You exhibited art professionally while studying and showed your first “changing exhibition”—exhibitions in which you alter what is displayed, or how it’s displayed each day— at OKS Gallery in Braunschweig in 2003. What inspired this format?
There were many things. Sometimes I go to exhibitions, and I see that the work on show there is the same for three months. When I look at it, I think of the hundreds of different possibilities for how it could be displayed. I like to show different possibilities. If I have a one-month exhibition, I always change things during that time if it’s possible. It allows you to think a lot, develop things, work with the space, and to train your intelligence.
After stripping back to just focusing on performance, you’ve reintegrated paintings, videos, and other mediums into your practice. For example, you’ve started exploring music and singing more deeply, releasing your first album, Forty-Eight Years Ago, the Road an Ocean’, in 2018. What prompted you to take this direction?
I’ve worked with sound and music in my performances a few times before – sometimes I’ve sung improvised melodies during them. Maybe this is because of Zuoxiao Zuzhou, my musician ex-boyfriend. I sang on one of his albums. He gave me a lot of encouragement.
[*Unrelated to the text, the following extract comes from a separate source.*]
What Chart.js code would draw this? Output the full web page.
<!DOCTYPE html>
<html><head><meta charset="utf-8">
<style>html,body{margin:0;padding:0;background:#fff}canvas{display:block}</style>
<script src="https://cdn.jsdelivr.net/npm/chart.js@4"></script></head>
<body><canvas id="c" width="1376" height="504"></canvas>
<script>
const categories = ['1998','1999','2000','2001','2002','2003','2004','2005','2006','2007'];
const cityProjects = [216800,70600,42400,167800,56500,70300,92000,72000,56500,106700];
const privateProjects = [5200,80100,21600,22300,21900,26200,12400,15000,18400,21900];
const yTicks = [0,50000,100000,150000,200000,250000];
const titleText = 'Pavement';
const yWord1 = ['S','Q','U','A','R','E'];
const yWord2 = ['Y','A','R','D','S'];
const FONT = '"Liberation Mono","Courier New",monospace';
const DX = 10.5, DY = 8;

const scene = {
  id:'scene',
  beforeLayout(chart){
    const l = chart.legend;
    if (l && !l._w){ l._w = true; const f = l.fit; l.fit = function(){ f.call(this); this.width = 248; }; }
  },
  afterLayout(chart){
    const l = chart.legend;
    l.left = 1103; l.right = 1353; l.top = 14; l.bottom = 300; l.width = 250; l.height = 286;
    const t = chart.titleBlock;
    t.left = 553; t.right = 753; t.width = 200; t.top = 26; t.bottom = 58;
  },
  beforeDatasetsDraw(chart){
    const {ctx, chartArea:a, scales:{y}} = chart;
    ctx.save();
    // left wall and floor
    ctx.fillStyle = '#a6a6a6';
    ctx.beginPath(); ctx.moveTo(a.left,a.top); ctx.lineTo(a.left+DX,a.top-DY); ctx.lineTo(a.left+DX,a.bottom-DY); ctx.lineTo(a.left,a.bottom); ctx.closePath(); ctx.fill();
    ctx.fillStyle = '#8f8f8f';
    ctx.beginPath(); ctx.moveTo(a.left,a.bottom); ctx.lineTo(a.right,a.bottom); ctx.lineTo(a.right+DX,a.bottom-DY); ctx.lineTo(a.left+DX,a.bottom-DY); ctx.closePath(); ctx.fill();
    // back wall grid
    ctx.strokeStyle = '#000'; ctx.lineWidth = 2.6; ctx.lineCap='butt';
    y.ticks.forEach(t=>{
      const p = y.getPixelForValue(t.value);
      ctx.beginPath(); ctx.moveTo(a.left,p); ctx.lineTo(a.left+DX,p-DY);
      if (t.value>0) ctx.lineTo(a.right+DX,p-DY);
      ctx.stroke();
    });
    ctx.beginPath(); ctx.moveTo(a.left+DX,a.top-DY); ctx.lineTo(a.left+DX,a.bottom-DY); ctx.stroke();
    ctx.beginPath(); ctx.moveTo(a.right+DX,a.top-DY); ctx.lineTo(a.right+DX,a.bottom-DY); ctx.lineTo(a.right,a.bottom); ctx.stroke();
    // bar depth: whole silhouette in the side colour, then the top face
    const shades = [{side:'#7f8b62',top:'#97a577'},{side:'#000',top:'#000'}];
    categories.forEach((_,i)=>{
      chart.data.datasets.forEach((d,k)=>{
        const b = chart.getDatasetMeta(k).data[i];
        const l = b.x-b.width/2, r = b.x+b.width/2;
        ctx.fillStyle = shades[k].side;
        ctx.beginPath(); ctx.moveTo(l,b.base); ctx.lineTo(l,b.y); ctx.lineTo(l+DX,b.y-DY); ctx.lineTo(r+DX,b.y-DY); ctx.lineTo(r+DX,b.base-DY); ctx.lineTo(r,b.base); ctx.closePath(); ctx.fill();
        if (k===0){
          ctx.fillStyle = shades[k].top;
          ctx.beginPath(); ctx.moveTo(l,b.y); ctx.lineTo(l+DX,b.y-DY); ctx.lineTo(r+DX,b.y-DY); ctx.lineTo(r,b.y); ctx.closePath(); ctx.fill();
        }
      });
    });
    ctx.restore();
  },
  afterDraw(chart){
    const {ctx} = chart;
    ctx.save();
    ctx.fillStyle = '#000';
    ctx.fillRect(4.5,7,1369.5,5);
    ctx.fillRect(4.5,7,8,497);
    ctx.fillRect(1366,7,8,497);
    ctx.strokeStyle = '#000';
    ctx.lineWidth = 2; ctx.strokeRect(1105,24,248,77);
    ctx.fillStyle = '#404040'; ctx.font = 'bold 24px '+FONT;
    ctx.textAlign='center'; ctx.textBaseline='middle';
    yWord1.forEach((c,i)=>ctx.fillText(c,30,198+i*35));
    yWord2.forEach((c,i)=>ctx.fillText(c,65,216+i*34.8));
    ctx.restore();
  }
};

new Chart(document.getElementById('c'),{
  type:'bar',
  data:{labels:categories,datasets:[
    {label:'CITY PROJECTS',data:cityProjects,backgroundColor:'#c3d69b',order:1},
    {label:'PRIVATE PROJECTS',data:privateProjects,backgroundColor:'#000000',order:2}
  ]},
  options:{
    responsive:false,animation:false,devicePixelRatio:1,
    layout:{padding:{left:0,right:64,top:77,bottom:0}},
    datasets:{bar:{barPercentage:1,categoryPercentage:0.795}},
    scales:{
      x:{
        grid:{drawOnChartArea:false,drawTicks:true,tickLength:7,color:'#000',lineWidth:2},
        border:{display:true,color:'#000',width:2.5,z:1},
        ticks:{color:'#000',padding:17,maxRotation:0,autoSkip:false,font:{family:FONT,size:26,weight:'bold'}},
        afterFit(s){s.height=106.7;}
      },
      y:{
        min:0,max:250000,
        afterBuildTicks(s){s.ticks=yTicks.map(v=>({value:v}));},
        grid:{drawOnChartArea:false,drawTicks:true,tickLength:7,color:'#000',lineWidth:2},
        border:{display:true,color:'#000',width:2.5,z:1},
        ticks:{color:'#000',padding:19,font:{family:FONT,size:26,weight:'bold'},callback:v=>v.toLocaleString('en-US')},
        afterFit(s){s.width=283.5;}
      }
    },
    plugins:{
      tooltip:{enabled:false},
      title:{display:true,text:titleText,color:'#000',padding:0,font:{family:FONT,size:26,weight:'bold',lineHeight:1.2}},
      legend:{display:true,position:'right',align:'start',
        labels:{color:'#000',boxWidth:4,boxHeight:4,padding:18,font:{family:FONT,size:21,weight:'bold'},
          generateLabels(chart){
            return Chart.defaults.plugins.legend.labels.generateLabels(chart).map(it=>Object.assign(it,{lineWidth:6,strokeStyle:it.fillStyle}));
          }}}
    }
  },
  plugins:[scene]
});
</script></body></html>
How else would you say your approach to your artistic practice has changed over the course of your career?
With time I’ve gotten better and better at speaking in front of audiences. Now, I can speak to up to 100 people, in any space, in any country – I’ve visited over 40 countries for exhibitions and residencies – and I don’t have any problems. I owe a lot of that to Marina; during my time in her class, I got used to dealing with situations that made me uncomfortable. I’ve also gotten more and more interested in working with audience interaction and collaborations. Interaction and collaboration open up the possibility of your performance going in a different direction than planned. I’ve gained a lot from working on interactive and collaborative performance projects. Over the past 23 years I’ve always been making, doing, and experimenting. Doing is an artist's job. I know some artists who are always visiting other people’s shows to get inspiration, but I don't feel the need to. I can write 20 different performance concepts in two days, and I always create new works for shows rather than exhibiting the same piece many times. If you always work, you are always generating ideas.
What are your ambitions for the future?
I would like to do a solo show at the Tate Modern. I’m very confident that this will happen. I’m going to keep doing, thinking, developing at my own speed, not worrying about what other people are doing around me.